In 1990, through funding from AT&T, the Center expanded to become the Center for Urban Education. Investment by Citibank, Continental Bank/Bank of America, DeWitt Wallace/Reader's Digest, the Joyce Foundation, Kraft General Foods, The National Endowment for the Humanities, the Polk Bros. Foundation and the U.S. Department of Education, have enabled the Center to establish a substantial "infrastructure" to support Chicago public school progress. Currently the Center provides comprehensive support for improved instruction in a network of 30 Chicago public elementary and high schools. The Center is vitally connected to these Chicago schools and their communities.

Update: Current Projects/Activities
The Center is working with a network of elementary schools on improving curriculum in grades 4-8.  The project, funded by the Polk Bros. Foundation, is  two-year initiative to support increased understanding of the core curriculum in social studies through the application of strategies of reading, writing, and illustration. 

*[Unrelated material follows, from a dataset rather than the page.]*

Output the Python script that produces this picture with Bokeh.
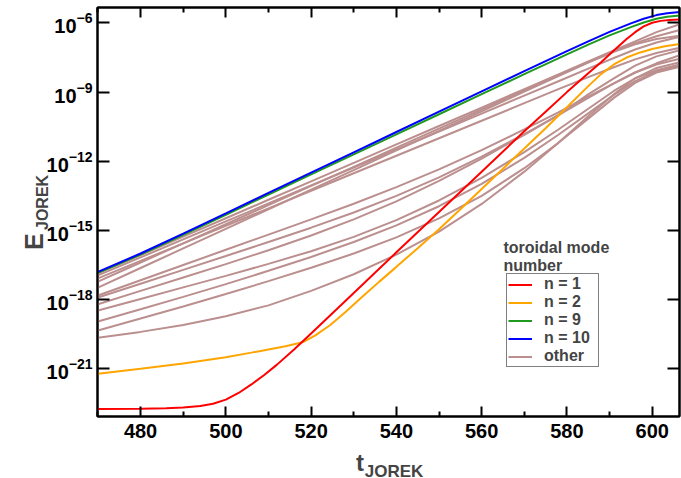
import numpy as np
from bokeh.plotting import figure
from bokeh.models import (Range1d, FixedTicker, LinearAxis, LogAxis, Legend,
                          LegendItem, Label)
from bokeh.embed import file_html
from bokeh.resources import INLINE

# ---------------- data ----------------
t_start, t_end = 469.9, 606.4
log_E_start, log_E_end = -23.07, -5.33

x_ticks = [480, 500, 520, 540, 560, 580, 600]
x_minor_ticks = [470, 490, 510, 530, 550, 570, 590, 610]
y_tick_exponents = [-21, -18, -15, -12, -9, -6]

# n = 10 (blue)
t_n10 = [470, 480, 490, 500, 510, 520, 530, 540, 550, 560, 570, 580, 585, 590, 595, 598, 601, 603.5, 606.5]
logE_n10 = [-16.80, -16.00, -15.14, -14.26, -13.37, -12.49, -11.61, -10.73, -9.85, -8.97,
            -8.09, -7.22, -6.80, -6.39, -6.02, -5.82, -5.66, -5.58, -5.53]
# n = 9 (green)
t_n9 = t_n10
logE_n9 = [-16.84, -16.05, -15.19, -14.32, -13.44, -12.57, -11.70, -10.83, -9.96, -9.09,
           -8.22, -7.36, -6.94, -6.54, -6.18, -5.98, -5.82, -5.73, -5.68]
# n = 1 (red)
t_n1 = [470, 480, 486, 490, 494, 497, 500, 503, 506, 509, 512, 516, 520, 530, 540, 550, 560,
        570, 575, 580, 585, 588, 591, 594, 596, 598, 600, 602, 604, 606.5]
logE_n1 = [-22.75, -22.73, -22.71, -22.68, -22.61, -22.52, -22.34, -22.05, -21.68, -21.27,
           -20.82, -20.16, -19.47, -17.71, -15.95, -14.20, -12.45, -10.70, -9.85, -9.00,
           -8.18, -7.70, -7.20, -6.70, -6.40, -6.15, -5.99, -5.91, -5.87, -5.85]
# n = 2 (orange)
t_n2 = [470, 480, 490, 500, 506, 510, 514, 518, 521, 524.5, 528, 532, 536, 540, 545, 550,
        555, 560, 565, 570, 575, 580, 585, 588, 591, 594, 597, 600, 603, 606.5]
logE_n2 = [-21.22, -21.00, -20.77, -20.50, -20.30, -20.16, -20.02, -19.85, -19.55, -19.10,
           -18.55, -17.88, -17.22, -16.58, -15.77, -14.95, -14.08, -13.20, -12.32, -11.45,
           -10.57, -9.66, -8.74, -8.22, -7.80, -7.50, -7.29, -7.13, -7.01, -6.91]
# other toroidal mode numbers (rosy brown)
t_other = [470, 480, 490, 500, 510, 520, 530, 540, 550, 560, 570, 578, 585, 591, 596, 601, 606.5]
logE_other = [
    [-16.86, -16.07, -15.27, -14.47, -13.67, -12.87, -12.07, -11.27, -10.47, -9.67, -8.87, -8.23, -7.67, -7.19, -6.80, -6.40, -6.05],
    [-16.95, -16.17, -15.39, -14.61, -13.83, -13.05, -12.27, -11.49, -10.71, -9.93, -9.15, -8.53, -7.98, -7.52, -7.15, -6.85, -6.60],
    [-17.08, -16.32, -15.56, -14.80, -14.04, -13.28, -12.52, -11.76, -11.00, -10.24, -9.48, -8.87, -8.35, -7.92, -7.58, -7.30, -7.08],
    [-17.22, -16.39, -15.56, -14.73, -13.90, -13.07, -12.24, -11.41, -10.58, -9.75, -8.92, -8.27, -7.70, -7.23, -6.88, -6.58, -6.30],
    [-17.48, -16.63, -15.78, -14.93, -14.08, -13.23, -12.38, -11.53, -10.68, -9.83, -8.98, -8.30, -7.72, -7.25, -6.93, -6.70, -6.55],
    [-17.82, -17.16, -16.50, -15.84, -15.18, -14.52, -13.84, -13.12, -12.35, -11.52, -10.62, -9.88, -9.20, -8.62, -8.15, -7.75, -7.40],
    [-17.91, -17.31, -16.71, -16.11, -15.50, -14.88, -14.22, -13.50, -12.70, -11.80, -10.82, -10.00, -9.10, -8.40, -7.85, -7.45, -7.18],
    [-18.20, -17.62, -17.04, -16.46, -15.86, -15.22, -14.52, -13.74, -12.85, -11.88, -10.85, -10.00, -9.25, -8.62, -8.15, -7.80, -7.55],
    [-18.47, -17.97, -17.47, -16.97, -16.45, -15.90, -15.28, -14.55, -13.70, -12.72, -11.60, -10.62, -9.72, -8.95, -8.40, -8.05, -7.80],
    [-18.95, -18.42, -17.88, -17.33, -16.75, -16.15, -15.50, -14.78, -13.95, -12.98, -11.85, -10.85, -9.92, -9.12, -8.52, -8.10, -7.85],
    [-19.34, -18.82, -18.30, -17.76, -17.20, -16.62, -16.00, -15.30, -14.48, -13.50, -12.30, -11.20, -10.15, -9.25, -8.60, -8.15, -7.90],
    [-19.65, -19.40, -19.10, -18.72, -18.25, -17.62, -16.90, -16.05, -15.05, -13.85, -12.45, -11.20, -10.05, -9.10, -8.40, -7.95, -7.70],
]

legend_labels = ["n = 1", "n = 2", "n = 9", "n = 10", "other"]
legend_title = ["toroidal mode", "number"]

# ---------------- styling ----------------
FONT = "Liberation Sans"
C_RED, C_ORANGE, C_GREEN, C_BLUE, C_OTHER = "#ff0000", "#ffa500", "#1f9a1f", "#0000ff", "#bc8f8f"

def E(vals):
    return 10.0 ** np.asarray(vals, dtype=float)

p = figure(width=681, height=478,
           x_range=Range1d(t_start, t_end),
           y_range=Range1d(10.0 ** log_E_start, 10.0 ** log_E_end),
           y_axis_type="log", output_backend="svg", toolbar_location=None,
           min_border_left=97, min_border_right=2, min_border_top=7, min_border_bottom=62)
p.xgrid.visible = False
p.ygrid.visible = False
p.outline_line_color = "black"
p.outline_line_width = 2
p.background_fill_color = "white"
p.border_fill_color = "white"

xt = FixedTicker(ticks=x_ticks, minor_ticks=x_minor_ticks)
yt = FixedTicker(ticks=[10.0 ** e for e in y_tick_exponents], minor_ticks=[])

for ax in p.xaxis:
    ax.ticker = xt
    ax.major_tick_in = 10
    ax.major_tick_out = 0
    ax.minor_tick_in = 5
    ax.minor_tick_out = 0
    ax.axis_line_width = 2
    ax.major_tick_line_width = 2
    ax.minor_tick_line_width = 2
    ax.major_label_text_font = FONT
    ax.major_label_text_font_style = "bold"
    ax.major_label_text_font_size = "20px"
    ax.major_label_text_color = "black"
    ax.major_label_standoff = 7

for ax in p.yaxis:
    ax.ticker = yt
    ax.major_tick_in = 12
    ax.major_tick_out = 0
    ax.minor_tick_line_color = None
    ax.axis_line_width = 2
    ax.major_tick_line_width = 2
    ax.major_label_text_font = FONT
    ax.major_label_text_font_style = "bold"
    ax.major_label_text_font_size = "20px"
    ax.major_label_text_color = "black"
    ax.major_label_standoff = 5

top = LinearAxis(ticker=xt, major_tick_in=10, major_tick_out=0, minor_tick_in=5, minor_tick_out=0,
                 axis_line_width=2, major_tick_line_width=2, minor_tick_line_width=2,
                 major_label_text_font_size="1px", major_label_text_color=None, major_label_standoff=0)
right = LogAxis(ticker=yt, major_tick_in=12, major_tick_out=0, minor_tick_line_color=None,
                axis_line_width=2, major_tick_line_width=2,
                major_label_text_font_size="1px", major_label_text_color=None, major_label_standoff=0)
p.add_layout(top, "above")
p.add_layout(right, "right")

# ---------------- lines ----------------
other_renderers = []
for vals in logE_other:
    r = p.line(t_other, E(vals), line_color=C_OTHER, line_width=2)
    other_renderers.append(r)
r_n2 = p.line(t_n2, E(logE_n2), line_color=C_ORANGE, line_width=2)
r_n1 = p.line(t_n1, E(logE_n1), line_color=C_RED, line_width=2)
r_n9 = p.line(t_n9, E(logE_n9), line_color=C_GREEN, line_width=2)
r_n10 = p.line(t_n10, E(logE_n10), line_color=C_BLUE, line_width=2)

legend = Legend(items=[LegendItem(label=legend_labels[0], renderers=[r_n1]),
                       LegendItem(label=legend_labels[1], renderers=[r_n2]),
                       LegendItem(label=legend_labels[2], renderers=[r_n9]),
                       LegendItem(label=legend_labels[3], renderers=[r_n10]),
                       LegendItem(label=legend_labels[4], renderers=[other_renderers[0]])],
                location=(409, 49), margin=0, padding=1, spacing=0,
                label_height=17, glyph_height=17, glyph_width=24, label_standoff=12, label_width=53,
                label_text_font=FONT, label_text_font_style="bold", label_text_font_size="16px",
                border_line_color="black", border_line_width=1.5,
                background_fill_color="white", background_fill_alpha=1.0)
p.add_layout(legend)

# legend title (outside the box, two lines)
for txt, dy in zip(legend_title, [169, 151]):
    p.add_layout(Label(x=t_end, y=10.0 ** log_E_start, x_offset=-176, y_offset=dy, text=txt,
                       text_font=FONT, text_font_style="bold", text_font_size="16px",
                       text_baseline="alphabetic", text_align="left"))

# axis titles with subscripts; placed in side panels (so they are not clipped to the frame),
# distributed so that the panels keep the frame where the reference has it
t_mid = 0.5 * (t_start + t_end)
log_mid = 0.5 * (log_E_start + log_E_end)
title_kw = dict(text_font=FONT, text_font_style="bold", text_baseline="alphabetic")
p.add_layout(Label(x=t_mid, y=10.0 ** log_E_start, x_offset=-23.7, y_offset=-54.7, text="JOREK",
                   text_font_size="17px", text_align="left", **title_kw), "below")
p.add_layout(Label(x=t_start, y=10.0 ** log_mid, x_offset=-64, y_offset=-38, text="E", angle=np.pi / 2,
                   text_font_size="25px", text_align="left", **title_kw), "below")
p.add_layout(Label(x=t_start, y=10.0 ** log_mid, x_offset=-55.3, y_offset=-18, text="JOREK", angle=np.pi / 2,
                   text_font_size="16px", text_align="left", **title_kw), "left")
p.add_layout(Label(x=t_mid, y=10.0 ** log_E_start, x_offset=-24.5, y_offset=-45.7, text="t",
                   text_font_size="24px", text_align="right", **title_kw), "left")

open("out.html", "w").write(file_html(p, INLINE))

Through funding by the Institute of Education Sciences, US Department of Education, the Center is conducting a three-year research study on effective ways to increase student math achievement through teacher education.  The project includes four graduate level courses for teachers, three in math and one in formative evaluation, as well as on-site implementation support at the participating schools. 

In collaboration with the Chicago Public Schools, the Center is providing ongoing development to Parent Leaders who are facilitating parent workshops in Chicago elementary and high schools.  This initiative emphasizes parent leadership for literacy progress.

In partnership with the Terra Foundation for American Arts, the Center is working with high school and middle school teachers to develop curricula to integrate the interpretation of American art in the curriculum in English, social studies, and art.  The project is in the second of a three-year process to build model lessons to integrate American art to enrich the curriculum.